Tegelijkertijd beschrijft ze zelf al de meest waarschijnlijke oorzaak van dit gedrag: vader geeft aan dat hij vindt dat het jongetje zelf zijn grenzen moet leren kennen (ondanks de zeer gevaarlijke situaties die dit soms oplevert), moeder is erg (te) lief en lacht het weg als hij zich misdraagt, en áls ze al een grens trekt, ontkracht ze deze vervolgens volledig door het jongetje na de straf een kusje of knuffel te geven. Waarna het jongetje weer volledig over haar heen walst.

Consequent zijn en grenzen stellen, je hoort zó vaak hoe belangrijk het is bij het opvoeden van kinderen. Het jongetje is een klassiek voorbeeld van wat er kan gebeuren als je dat niet doet, wat overigens niet wegneemt dat er nog meer aan het gedrag ten grondslag zou kunnen liggen. Al denk ik dat het in dit geval een kind is waar later inderdaad een stempel op gedrukt wordt, omdat hij ‘onhandelbaar’ is op school, en de oorzaak dan vaak nog te weinig in de opvoeding wordt gezocht. Ondanks dat je als ouders vaak wel weet wat het beste is, is het makkelijker gezegd dan gedaan. Want als je schattige kind een zacht (of hard) huiltje opzet als het zijn of haar zin niet krijgt, ben je daar als ouder uiteraard gevoelig voor. En dan blijkt opvoeden toch best een ingewikkelde zaak ;-).

Regelmaat als basis

Waar het ene kind wisselende slaaptijden en slaapplaatsen allemaal prima vindt, kan het andere kind hier wat onrustig of zelfs volledig van de kaart door raken. In het laatste geval kan de omgeving het kind als ‘een moeilijke slaper’ of ‘onrustige baby’ bestempelen, terwijl dit een hele normale reactie is van baby’s en (jonge) kinderen.

Wij brengen onze dochter met veel structuur en regelmaat op. Niet alleen op het gebied van slapen, maar ook het gehele dagritme is van kleins af aan vastomlijnd geweest. Zij was enorm gebaat bij deze duidelijke volgorde van gebeurtenissen en ook haar oppassers hadden op die manier direct door wat haar behoefte was als ze bijvoorbeeld huilde.

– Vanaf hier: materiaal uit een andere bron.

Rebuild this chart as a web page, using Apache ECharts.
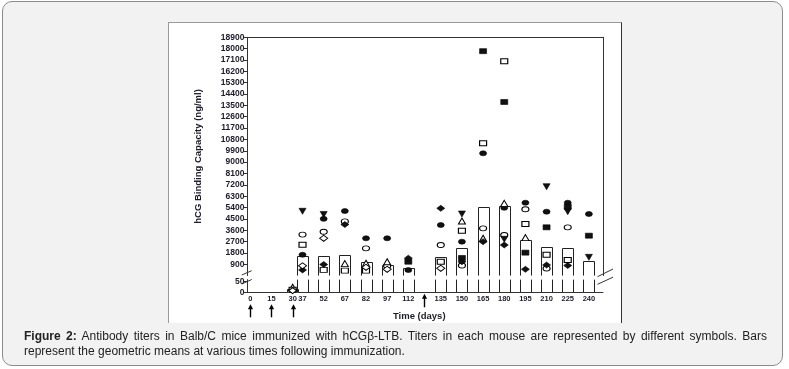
<!DOCTYPE html>
<html><head><meta charset="utf-8">
<script src="https://cdn.jsdelivr.net/npm/echarts@6/dist/echarts.min.js"></script>
<style>
html,body{margin:0;padding:0;background:#fff;width:789px;height:369px;overflow:hidden;font-family:"Liberation Sans",Arial,sans-serif;}
#box{position:absolute;left:2px;top:1px;width:779px;height:363px;border:1px solid #8c8c8c;border-radius:10px;background:#f2f2f2;}
#panel{position:absolute;left:168px;top:22px;width:452px;height:300px;background:#fff;border-top:1px solid #9a9a9a;border-left:1px solid #9a9a9a;border-right:1px solid #333;}
#chart{position:absolute;left:0;top:0;width:789px;height:369px;}
#cap{position:absolute;left:24px;top:329px;width:743px;font-size:12px;line-height:15px;color:#222;}
#cap .l1{display:block;text-align:justify;text-align-last:justify;}
</style></head>
<body>
<div id="box"></div>
<div id="panel"></div>
<div id="chart"></div>
<div id="cap"><span class="l1"><b>Figure 2:</b> Antibody titers in Balb/C mice immunized with hCGβ-LTB. Titers in each mouse are represented by different symbols. Bars</span>represent the geometric means at various times following immunization.</div>
<script>
// ---- data ----
const xTickDays = [0, 15, 30, 37, 52, 67, 82, 97, 112, 135, 150, 165, 180, 195, 210, 225, 240];
const yTicksUpper = [900,1800,2700,3600,4500,5400,6300,7200,8100,9000,9900,10800,11700,12600,13500,14400,15300,16200,17100,18000,18900];
const yTicksLower = [0, 50];
const immunizationDays = [0, 15, 30];
const boosterDays = [123];

const days          = [30,   37,   52,   67,   82,   97,   112,  135,  150,  165,   180,   195,  210,  225,  240];
const geoMean       = [14,   1560, 1580, 1660, 1055, 850,  600,  1475, 2165, 5460,  5520,  2820, 2290, 2165, 1160];
const filledCircle  = [null, 1650, 4500, 5120, 2960, 2960, 440,  4010, 2690, 9700,  5380,  5780, 5070, 5780, 4885];
const openCircle    = [10,   3250, 3480, 4300, 2160, 760,  null, 2430, 800,  3750,  3220,  5260, 560,  3830, null];
const filledDownTri = [null, 5100, 4850, null, null, null, null, null, 4885, null,  2880,  null, 7050, 5070, 1450];
const openTri       = [24,   null, null, 950,  980,  1100, null, null, 4330, 2960,  5730,  3010, null, null, null];
const filledSquare  = [null, null, null, null, null, null, 1100, null, 1400, 17800, 13770, 1820, 3830, 5460, 3165];
const openSquare    = [12,   2450, 450,  400,  400,  null, null, 1100, 3560, 10500, 17000, 4090, 1650, 1240, null];
const filledDiamond = [null, 450,  880,  4050, null, null, 1380, 5335, 1100, 2690,  2430,  500,  840,  800,  null];
const openDiamond   = [8,    780,  2960, null, 660,  500,  null, 580,  null, null,  null,  null, null, null, null];

// ---- styling / layout ----
const X_MIN = -2, X_MAX = 250, UP_MAX = 18900, LOW_MAX = 60;
const INK = '#222', FRAME = '#333', LABEL = '#1c1c2c';
const BAR_W = 11;
const FONT = '"Liberation Sans", Arial, sans-serif';

const markerDefs = [
  {vals: filledCircle,  symbol: 'circle',   size: [7,5], fill: '#111', rot: 0},
  {vals: openCircle,    symbol: 'circle',   size: [7,5], fill: '#fff', rot: 0},
  {vals: filledDownTri, symbol: 'triangle', size: [7,6], fill: '#111', rot: 180},
  {vals: openTri,       symbol: 'triangle', size: [7,6], fill: '#fff', rot: 0},
  {vals: filledSquare,  symbol: 'rect',     size: [7,5], fill: '#111', rot: 0},
  {vals: openSquare,    symbol: 'rect',     size: [7,5], fill: '#fff', rot: 0},
  {vals: filledDiamond, symbol: 'diamond',  size: [8,6], fill: '#111', rot: 0},
  {vals: openDiamond,   symbol: 'diamond',  size: [8,6], fill: '#fff', rot: 0}
];

const barData = days.map((d, i) => [d, geoMean[i]]);

function barUpper(params, api) {
  const d = api.value(0), v = api.value(1);
  if (v <= LOW_MAX) return null;
  const top = api.coord([d, v]), base = api.coord([d, 0]);
  const x0 = Math.round(top[0] - BAR_W / 2) + 0.5, x1 = x0 + BAR_W;
  const yt = Math.round(top[1]) + 0.5;
  return {type: 'polyline', shape: {points: [[x0, base[1]], [x0, yt], [x1, yt], [x1, base[1]]]},
          style: {stroke: INK, fill: '#fff', lineWidth: 1}};
}
function barLower(params, api) {
  const d = api.value(0), v = api.value(1);
  const base = api.coord([d, 0]);
  const top = api.coord([d, Math.min(v, LOW_MAX)]);
  const x0 = Math.round(top[0] - BAR_W / 2) + 0.5, x1 = x0 + BAR_W;
  if (v > LOW_MAX) {
    return {type: 'group', children: [
      {type: 'line', shape: {x1: x0, y1: base[1], x2: x0, y2: top[1]}, style: {stroke: INK, lineWidth: 1}},
      {type: 'line', shape: {x1: x1, y1: base[1], x2: x1, y2: top[1]}, style: {stroke: INK, lineWidth: 1}}
    ]};
  }
  const yt = Math.round(top[1]) + 0.5;
  return {type: 'polyline', shape: {points: [[x0, base[1]], [x0, yt], [x1, yt], [x1, base[1]]]},
          style: {stroke: INK, fill: '#fff', lineWidth: 1}};
}
function arrowRenderer(y0off, y1off) {
  return function (params, api) {
    const p = api.coord([api.value(0), 0]);
    const x = Math.round(p[0]) + 0.5, yTop = p[1] + y0off, yBot = p[1] + y1off;
    return {type: 'group', children: [
      {type: 'line', shape: {x1: x, y1: yTop + 3, x2: x, y2: yBot}, style: {stroke: '#000', lineWidth: 1.4}},
      {type: 'polygon', shape: {points: [[x, yTop], [x - 2.6, yTop + 5], [x + 2.6, yTop + 5]]}, style: {fill: '#000'}}
    ]};
  };
}

const series = [
  {type: 'custom', xAxisIndex: 0, yAxisIndex: 0, data: barData, renderItem: barUpper, z: 2, clip: false},
  {type: 'custom', xAxisIndex: 1, yAxisIndex: 1, data: barData, renderItem: barLower, z: 2, clip: false},
  {type: 'custom', xAxisIndex: 1, yAxisIndex: 1, data: immunizationDays.map(d => [d, 0]), renderItem: arrowRenderer(12, 25), z: 2, clip: false},
  {type: 'custom', xAxisIndex: 1, yAxisIndex: 1, data: boosterDays.map(d => [d, 0]), renderItem: arrowRenderer(1.5, 15), z: 2, clip: false}
];
markerDefs.forEach(m => {
  const up = [], low = [];
  days.forEach((d, i) => {
    const v = m.vals[i];
    if (v == null) return;
    (v > LOW_MAX ? up : low).push([d, v]);
  });
  const common = {type: 'scatter', symbol: m.symbol, symbolSize: m.size, symbolRotate: m.rot, z: 3, clip: false,
    itemStyle: {color: m.fill, borderColor: '#000', borderWidth: m.fill === '#fff' ? 1 : 0.6, opacity: 1},
    emphasis: {disabled: true}};
  series.push(Object.assign({}, common, {xAxisIndex: 0, yAxisIndex: 0, data: up}));
  series.push(Object.assign({}, common, {xAxisIndex: 1, yAxisIndex: 1, data: low}));
});

const plain = v => String(v);
const labelStyle = {fontSize: 8.5, fontWeight: 'bold', color: LABEL, fontFamily: FONT, formatter: plain};
const option = {
  animation: false,
  grid: [
    {left: 247.5, top: 37.3, width: 355.5, height: 238.3},
    {left: 247.5, top: 279.6, width: 355.5, height: 12.7}
  ],
  xAxis: [
    {gridIndex: 0, type: 'value', min: X_MIN, max: X_MAX, position: 'top',
     axisLine: {show: true, onZero: false, lineStyle: {color: FRAME}}, axisTick: {show: false},
     axisLabel: {show: false}, splitLine: {show: false}},
    {gridIndex: 1, type: 'value', min: X_MIN, max: X_MAX, position: 'bottom',
     axisLine: {show: true, onZero: false, lineStyle: {color: FRAME}}, axisTick: {show: false}, splitLine: {show: false},
     axisLabel: {customValues: xTickDays, margin: 3, fontSize: 7.5, fontWeight: 'bold', color: LABEL, fontFamily: FONT, formatter: plain},
     name: 'Time (days)', nameLocation: 'middle', nameGap: 19,
     nameTextStyle: {fontSize: 9.5, fontWeight: 'bold', color: LABEL, fontFamily: FONT, padding: [0, 12, 0, 0]}}
  ],
  yAxis: [
    {gridIndex: 0, type: 'value', min: 0, max: UP_MAX,
     axisLine: {show: true, onZero: false, lineStyle: {color: FRAME}},
     axisTick: {show: true, length: 4, customValues: yTicksUpper, lineStyle: {color: FRAME}},
     axisLabel: Object.assign({customValues: yTicksUpper, margin: 3}, labelStyle), splitLine: {show: false},
     name: 'hCG Binding Capacity (ng/ml)', nameLocation: 'middle', nameGap: 44,
     nameTextStyle: {fontSize: 9.5, fontWeight: 'bold', color: LABEL, fontFamily: FONT}},
    {gridIndex: 1, type: 'value', min: 0, max: LOW_MAX,
     axisLine: {show: true, onZero: false, lineStyle: {color: FRAME}},
     axisTick: {show: true, length: 4, customValues: yTicksLower, lineStyle: {color: FRAME}},
     axisLabel: Object.assign({customValues: yTicksLower, margin: 3}, labelStyle), splitLine: {show: false}},
    {gridIndex: 0, type: 'value', min: 0, max: UP_MAX, position: 'right',
     axisLine: {show: true, onZero: false, lineStyle: {color: FRAME}}, axisTick: {show: false},
     axisLabel: {show: false}, splitLine: {show: false}}
  ],
  graphic: [
    {type: 'line', shape: {x1: 241.7, y1: 275, x2: 251.7, y2: 270.7}, style: {stroke: FRAME, lineWidth: 1}},
    {type: 'line', shape: {x1: 241.7, y1: 284, x2: 251.7, y2: 279.5}, style: {stroke: FRAME, lineWidth: 1}},
    {type: 'line', shape: {x1: 597.5, y1: 276.7, x2: 613, y2: 269}, style: {stroke: FRAME, lineWidth: 1}},
    {type: 'line', shape: {x1: 597.5, y1: 284.3, x2: 613, y2: 277.2}, style: {stroke: FRAME, lineWidth: 1}}
  ],
  series: series
};
const chart = echarts.init(document.getElementById('chart'));
chart.setOption(option);
</script>
</body></html>
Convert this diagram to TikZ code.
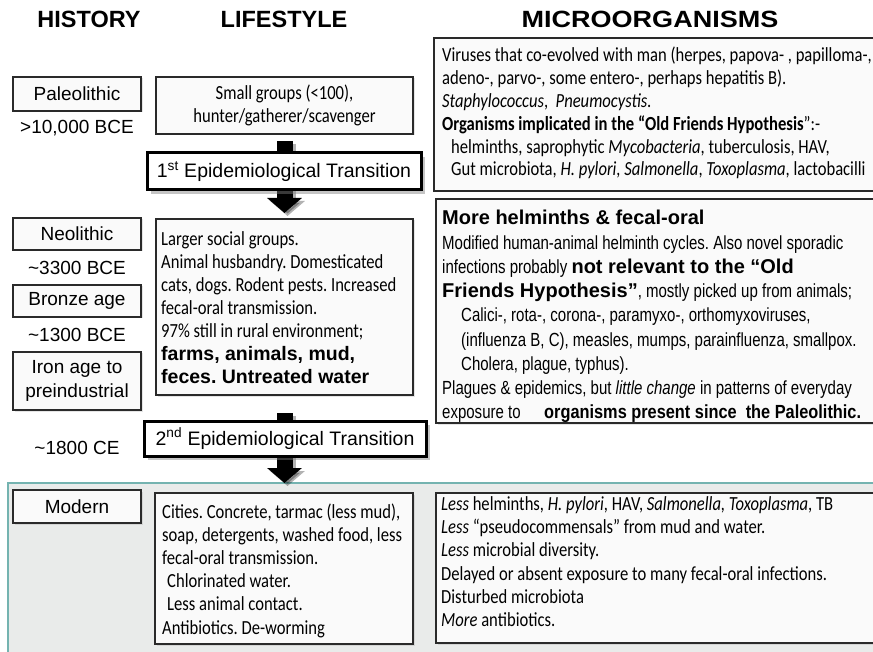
\documentclass[tikz,border=0pt]{standalone}
\usepackage{fontspec}
\setmainfont{Liberation Sans}
\newfontfamily\arialfont{Liberation Sans}
\newfontfamily\widefont[FakeStretch=1.15]{Liberation Sans}
\newfontfamily\calfont[FakeStretch=0.83]{Carlito}
\newfontfamily\narrowfont[FakeStretch=0.79]{Liberation Sans}
\newfontfamily\semifont[FakeStretch=0.86]{Liberation Sans}
\usetikzlibrary{arrows.meta,shadows,calc}
\definecolor{boxline}{HTML}{2A2A2A}
\definecolor{boxfill}{HTML}{FAFAFA}
\definecolor{regfill}{HTML}{E9EBEA}
\definecolor{regline}{HTML}{74B3B0}
\begin{document}
\frenchspacing
\begin{tikzpicture}[x=1pt,y=-1pt,
  hdr/.style={font=\arialfont\bfseries\fontsize{23.5}{26}\selectfont, inner sep=0pt},
  hist/.style={draw=boxline, fill=boxfill, line width=1.2pt, inner sep=0pt, outer sep=0pt, anchor=north west, font=\arialfont\fontsize{19}{23.5}\selectfont, align=center,
    drop shadow={opacity=0.2, shadow xshift=1.5pt, shadow yshift=-1.5pt}},
  datelbl/.style={font=\arialfont\fontsize{19}{23}\selectfont, inner sep=0pt},
  tbox/.style={draw=boxline, fill=boxfill, line width=1.2pt, anchor=north west, inner sep=0pt, outer sep=0pt,
    drop shadow={opacity=0.2, shadow xshift=1.5pt, shadow yshift=-1.5pt}},
  ln/.style={anchor=base west, inner sep=0pt},
  calln/.style={ln, font=\calfont\fontsize{20}{24}\selectfont},
  narln/.style={ln, font=\narrowfont\fontsize{19}{24}\selectfont},
  boldln/.style={ln, font=\arialfont\bfseries\fontsize{20}{24}\selectfont},
  trans/.style={draw=black, fill=white, line width=3pt, anchor=north west, inner sep=0pt, outer sep=0pt,
    font=\arialfont\fontsize{19.5}{23}\selectfont,
    drop shadow={opacity=0.45, shadow xshift=4pt, shadow yshift=-4pt}},
  bigarrow/.style={draw=black, line width=16pt, -{Triangle[length=15pt,width=34pt]}},
  arrowshadow/.style={draw=black, opacity=0.3, line width=16pt, -{Triangle[length=15pt,width=34pt]}},
]
\useasboundingbox (0,0) rectangle (873,652);
\fill[white] (0,0) rectangle (873,652);

% headers
\node[hdr] (hhist) at (89,19) {HISTORY};
\node[hdr] (hlife) at (284,19) {LIFESTYLE};
\node[hdr, font=\widefont\bfseries\fontsize{23.5}{26}\selectfont] (hmicro) at (650,19) {MICROORGANISMS};

% modern region
\node[draw=none, fill=regfill, anchor=north west, minimum width=880pt, minimum height=180pt, inner sep=0pt] (region) at (8,483) {};
\draw[regline, line width=1.2pt] (region.south west) -- (region.north west) -- (region.north east);

% history column
\node[hist, minimum width=128pt, minimum height=34pt] (paleo) at (13,77) {Paleolithic};
\node[datelbl] (d1) at (77,128) {>10,000 BCE};
\node[hist, minimum width=128pt, minimum height=32pt] (neo) at (13,218) {Neolithic};
\node[datelbl] (d2) at (77,268) {\textasciitilde3300 BCE};
\node[hist, minimum width=128pt, minimum height=32pt] (bronze) at (13,285) {Bronze age};
\node[datelbl] (d3) at (77,335) {\textasciitilde1300 BCE};
\node[hist, minimum width=128pt, minimum height=58pt] (iron) at (13,352) {Iron age to\\preindustrial};
\node[datelbl] (d4) at (77,448) {\textasciitilde1800 CE};
\node[hist, minimum width=128pt, minimum height=33pt] (modern) at (13,490) {Modern};

% lifestyle column
\node[tbox, minimum width=257pt, minimum height=57pt] (ls1) at (156,77) {};
\node[inner sep=0pt, align=center, font=\calfont\fontsize{20}{23.5}\selectfont] (ls1t) at (ls1.center) {Small groups (<100),\\hunter/gatherer/scavenger};

\node[tbox, minimum width=257pt, minimum height=176pt] (ls2) at (156,219) {};
\foreach \t [count=\i] in {{Larger social groups.},{Animal husbandry. Domesticated},{cats, dogs. Rodent pests. Increased},{fecal-oral transmission.},{97\% still in rural environment;}}
  \node[calln] (ls2-\i) at (161,{246+22.9*(\i-1)}) {\t};
\node[boldln, font=\arialfont\bfseries\fontsize{19.5}{24}\selectfont] (ls2-6) at (161,{246+22.9*5}) {farms, animals, mud,};
\node[boldln, font=\arialfont\bfseries\fontsize{19.5}{24}\selectfont] (ls2-7) at (161,{246+22.9*6}) {feces. Untreated water};

\node[tbox, minimum width=258pt, minimum height=151pt] (ls3) at (155,493) {};
\foreach \t [count=\i] in {{Cities. Concrete, tarmac (less mud),},{soap, detergents, washed food, less},{fecal-oral transmission.},{\hspace*{5pt}Chlorinated water.},{\hspace*{5pt}Less animal contact.},{Antibiotics. De-worming}}
  \node[calln] (ls3-\i) at (162,{518+23.2*(\i-1)}) {\t};

% microorganisms column
\node[tbox, minimum width=446pt, minimum height=153pt] (mc1) at (434,38) {};
\foreach \t [count=\i] in {{Viruses that co-evolved with man (herpes, papova- , papilloma-,},{adeno-, parvo-, some entero-, perhaps hepatitis B).},{\textit{Staphylococcus},\ \ \textit{Pneumocystis}.},{\textbf{Organisms implicated in the “Old Friends Hypothesis}”:-},{\hspace*{9pt}helminths, saprophytic \textit{Mycobacteria}, tuberculosis, HAV,},{\hspace*{9pt}Gut microbiota, \textit{H. pylori, Salmonella}, \textit{Toxoplasma}, lactobacilli}}
  \node[calln] (mc1-\i) at (442,{62+22.8*(\i-1)}) {\t};

\node[tbox, minimum width=444pt, minimum height=224pt] (mc2) at (436,199) {};
\node[boldln] (mc2-1) at (442,225) {More helminths \& fecal-oral};
\node[narln] (mc2-2) at (442,{225+24.2}) {Modified human-animal helminth cycles. Also novel sporadic};
\node[narln] (mc2-3) at (442,{225+24.2*2}) {infections probably {\arialfont\bfseries\fontsize{20}{24}\selectfont not relevant to the “Old}};
\node[narln] (mc2-4) at (442,{225+24.2*3}) {{\arialfont\bfseries\fontsize{20}{24}\selectfont Friends Hypothesis”}, mostly picked up from animals;};
\foreach \t [count=\i from 5] in {{Calici-, rota-, corona-, paramyxo-, orthomyxoviruses,},{(influenza B, C), measles, mumps, parainfluenza, smallpox.},{Cholera, plague, typhus).}}
  \node[narln] (mc2-\i) at (461,{225+24.2*(\i-1)}) {\t};
\node[narln] (mc2-8) at (442,{225+24.2*7}) {Plagues \& epidemics, but \textit{little change} in patterns of everyday};
\node[narln] (mc2-9) at (442,{225+24.2*8}) {exposure to};
\node[narln, font=\semifont\bfseries\fontsize{19}{24}\selectfont] (mc2-10) at (544,{225+24.2*8}) {organisms present since\ \ the Paleolithic.};

\node[tbox, minimum width=444pt, minimum height=150pt] (mc3) at (436,493) {};
\foreach \t [count=\i] in {{\textit{Less} helminths, \textit{H. pylori}, HAV, \textit{Salmonella, Toxoplasma}, TB},{\textit{Less} “pseudocommensals” from mud and water.},{\textit{Less} microbial diversity.},{Delayed or absent exposure to many fecal-oral infections.},{Disturbed microbiota},{\textit{More} antibiotics.}}
  \node[calln] (mc3-\i) at (441,{510.5+23.2*(\i-1)}) {\t};

% arrows
\draw[arrowshadow] ([xshift=3pt,yshift=-10pt]ls1.south) -- ([xshift=3pt,yshift=3pt]ls2.north);
\draw[bigarrow] ([yshift=-7pt]ls1.south) -- ([yshift=6pt]ls2.north);
\draw[arrowshadow] ([xshift=3pt,yshift=-21pt]ls2.south) -- ([xshift=3pt,yshift=-3pt]ls2.south |- region.north);
\draw[bigarrow] ([yshift=-18pt]ls2.south) -- (ls2.south |- region.north);

% transition boxes
\node[trans, minimum width=274pt, minimum height=37pt] (tr1) at (147,153) {1\textsuperscript{st} Epidemiological Transition};
\node[trans, minimum width=282pt, minimum height=35pt] (tr2) at (144,421) {2\textsuperscript{nd} Epidemiological Transition};
\end{tikzpicture}
\end{document}
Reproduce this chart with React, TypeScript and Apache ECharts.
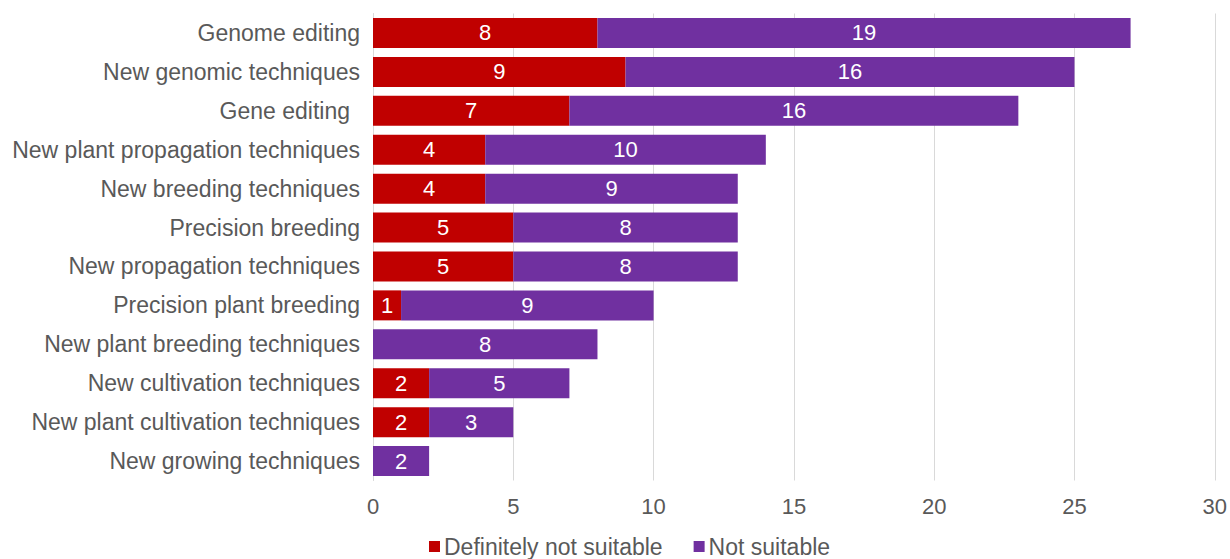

Nu ze groter wordt, proberen we hier flexibeler mee om te gaan. Toen we afgelopen zomer rondreisden kon zij goed met de steeds veranderende situatie omgaan. Echter, vorige week verbleven wij in een ander huis, en heeft zij drie dagen moeten wennen aan de nieuwe situatie. Zij is weer wat ouder en bewuster van haar omgeving, maar omdat ze nog niet kan vertellen wat er mis is, blijft het gissen naar de oorzaak. Omdat we vermoedden dat het de verandering was, brachten we structuur terug door een bepaalde volgorde van gebeurtenissen in te voeren. Zodra ze dit begreep, hadden we ons vrolijke meisje terug!